Domingo Basket Dance

Date 1973
Technique Etching
Price $1,500.00
Exhibitor The Annex Galleries
Contact the Exhibitor 707.546.7352
artannex@aol.com
Buy From / See At This Exhibitor's Site

Domingo Basket Dance is an etching created in 1973 by American artist Gene Kloss. The reference for this work is Sanchez/Kloss 562. It is pencil signed and titled and inscribed as an artist’s proof. Domingo Basket Dance was printed in an edition of 50 on ivory wove paper. The platemark measures 12 x 15 inches.

In the late Fall, the pueblos of New Mexico celebrate various festivals which include a number of ancient dances, both sacred and secular. Kloss offers her interpretation of a Basket Dance, performed at the Santo Domingo Pueblo in Northern New Mexico, one of the most important harvest ceremonies connected to the Corn Dances.


Gene Kloss, painter and printmaker, was born Alice Geneva Glasier on 27 July 1903 in Oakland, California. She graduated with honors from the University of California Berkeley in 1924. During her last semester in UC Berkeley, Kloss participated in seminar given by Perham Nahl and with his encouragement she made her first etching. She further her studies for another two years attending classes at the California School of Fine Arts in San Francisco and the California School of Arts and Crafts in Oakland, California.

In 1925, she wed the poet Phillips Kloss and they visited Taos, New Mexico for the first time. Also, this year, she stopped using her first name, shortened her middle name to Gene, and used her husband’s surname. In de-feminizing her name, Gene Kloss’ work was selected for exhibitions without the prejudicial, sexist discrimination encountered by women in all fields.

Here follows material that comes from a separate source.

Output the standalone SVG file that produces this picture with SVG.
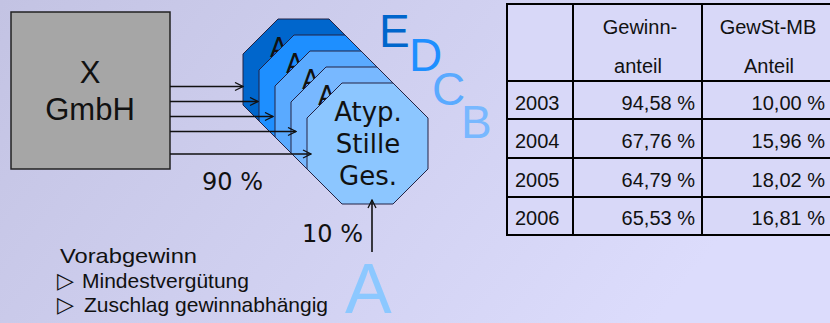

Gene and Phillips divided their year between Berkeley, California and Taos, New Mexico until they settled permanently in Taos in 1953. During the Depression Kloss made prints for the PWAP and WPA/FAP in New Mexico but during the World War II the Klosses spent most of their time in Berkeley, where Phillips worked in a shipyard. After the war, they began building their home near Taos.

Kloss was a member of and exhibited with the Society of American Etchers, the Chicago Society of Etchers, the California Society of Etchers, the Carmel Art Association, the Prairie Print Makers, the New Mexico Art League, and the Philadelphia Watercolor Club. In 1950, Gene was elected an Associate Member of the National Academy of Design and, in 1972, she was elevated to a National Academician.

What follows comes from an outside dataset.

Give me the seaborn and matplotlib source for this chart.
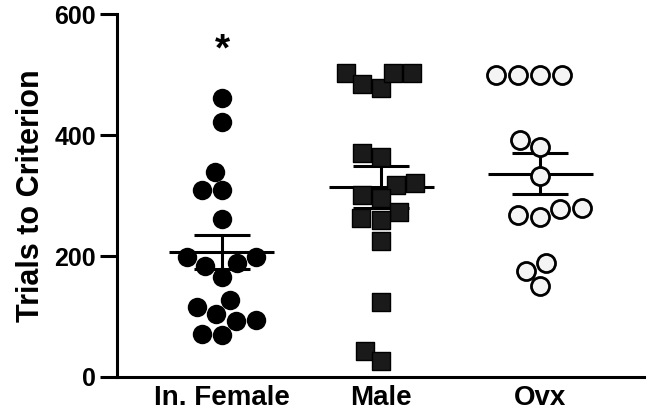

Kloss received numerous honors for her prints and repositories of her work include the Art Institute of Chicago, Illinois; the Dallas Museum of Art, Texas; the Denver Art Museum, Colorado; the Oakland Museum of California; the New York Public Library and the Metropolitan Museum, New York; the San Francisco Museums of Fine Arts, California; the New Mexico Museum of Art, Santa Fe; and the Library of Congress and the Smithsonian American Art Museum, Washington, D.C.

Gene Kloss died in Taos, New Mexico on 24 June 1996.